Quant à la Chine et la Russie, elles ont appelé le Conseil de sécurité à "prendre en compte la demande de Kinshasa mais en s’inspirant des considérations rationnelles de tenir compte de la situation sur le terrain et d’agir de manière graduelle et responsable".
Une force régionale est-africaine
A la suite de ces tensions permanentes entre le Rwanda et la RDC, les pays de l’Est réunis autour d’une table, décident de mettre sur pied une force armée qui sera une force offensive et non d’interposition, précise une source congolaise.
"Elle sera composée d’environ 10.000 hommes prêts à toute éventualité dans le but de tenter de mettre fin à ce conflit qui perdure.
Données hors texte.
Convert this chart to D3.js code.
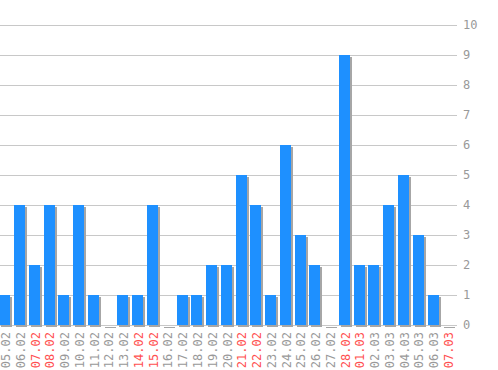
<!DOCTYPE html>
<html lang="en">
<head>
    <meta charset="UTF-8">
    <script src="https://d3js.org/d3.v7.min.js"></script>
    <style>
    html, body { margin: 0; background: #fff; }
    svg { display: block; }
    text { font-family: "DejaVu Sans Mono", monospace; }
    </style>
    <title>Daily counts</title>
</head>
<body>
    <div id="chart"></div>
    <script type="text/javascript">

    var days = ["05.02","06.02","07.02","08.02","09.02","10.02","11.02","12.02","13.02","14.02",
                "15.02","16.02","17.02","18.02","19.02","20.02","21.02","22.02","23.02","24.02",
                "25.02","26.02","27.02","28.02","01.03","02.03","03.03","04.03","05.03","06.03","07.03"];
    var counts = [1,4,2,4,1,4,1,0,1,1,
                  4,0,1,1,2,2,5,4,1,6,
                  3,2,0,9,2,2,4,5,3,1,0];
    // weekend days shown in red
    var redDays = ["07.02","08.02","14.02","15.02","21.02","22.02","28.02","01.03","07.03"];
    var yTicks = [0,1,2,3,4,5,6,7,8,9,10];

    var width = 498, height = 370;

    var svg = d3.select("#chart").append("svg")
        .attr("width", width)
        .attr("height", height);

    var x = d3.scaleBand()
        .domain(days)
        .range([-2.6, 455.2])
        .paddingInner(0.255)
        .paddingOuter(0.13);

    var y = d3.scaleLinear()
        .domain([0, 10])
        .range([325, 25]);

    // grid lines
    svg.append("g").selectAll("line")
        .data(yTicks)
        .enter()
        .append("line")
        .attr("x1", 0)
        .attr("x2", 457)
        .attr("y1", function (d) { return Math.round(y(d)) + 0.5; })
        .attr("y2", function (d) { return Math.round(y(d)) + 0.5; })
        .attr("stroke", "#c8c8c8")
        .attr("stroke-width", 1);

    // right side tick labels
    svg.append("g").selectAll("text")
        .data(yTicks)
        .enter()
        .append("text")
        .attr("x", 463)
        .attr("y", function (d) { return y(d); })
        .attr("dy", "0.35em")
        .attr("font-size", "12px")
        .attr("fill", "#999")
        .text(function (d) { return d; });

    var bw = 11;
    function barX(d) { return Math.round(x(d) + x.bandwidth() / 2 - bw / 2); }

    // shadows
    svg.append("g").selectAll("rect")
        .data(days)
        .enter()
        .append("rect")
        .attr("x", function (d) { return barX(d) + 2; })
        .attr("y", function (d, i) { return Math.round(y(counts[i])) + 2; })
        .attr("width", bw)
        .attr("height", function (d, i) { return Math.max(1, 325 - Math.round(y(counts[i]))); })
        .attr("fill", "#a6a6a6");

    // bars
    svg.append("g").selectAll("rect")
        .data(days)
        .enter()
        .append("rect")
        .attr("x", barX)
        .attr("y", function (d, i) { return Math.round(y(counts[i])); })
        .attr("width", bw)
        .attr("height", function (d, i) { return 325 - Math.round(y(counts[i])); })
        .attr("fill", "#1e90ff");

    // date labels
    svg.append("g").selectAll("text")
        .data(days)
        .enter()
        .append("text")
        .attr("transform", function (d) {
            return "translate(" + (x(d) + x.bandwidth() / 2 + 1) + ",332) rotate(-90)";
        })
        .attr("dy", "0.35em")
        .attr("text-anchor", "end")
        .attr("font-size", "12px")
        .attr("fill", function (d) { return redDays.indexOf(d) >= 0 ? "#ff5050" : "#999"; })
        .text(function (d) { return d; });

    </script>
</body>
</html>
Son déploiement est prévu pour d’ici le mois de juillet 2023", relève un commandant de la EACRF, la force régionale de la communauté des Etats de l’Afrique de l’Est joint par TRT Français.
Kinshasa accuse le Rwanda d'apporter un soutien au M23. Kigali quant à lui conteste, en accusant en retour Kinshasa de collusion avec des rebelles hutus rwandais implantés en RDC depuis le génocide des Tutsis en 1994 au Rwanda.
Le conflit armé qui sévit depuis le 22 mai 2022 dans la province du Nord-Kivu a déjà contraint des dizaines de milliers de personnes à fuir leur foyer face à ce qui est qualifié par les experts de "plus grande offensive des rebelles du M23 depuis une décennie" contre les troupes gouvernementales congolaises.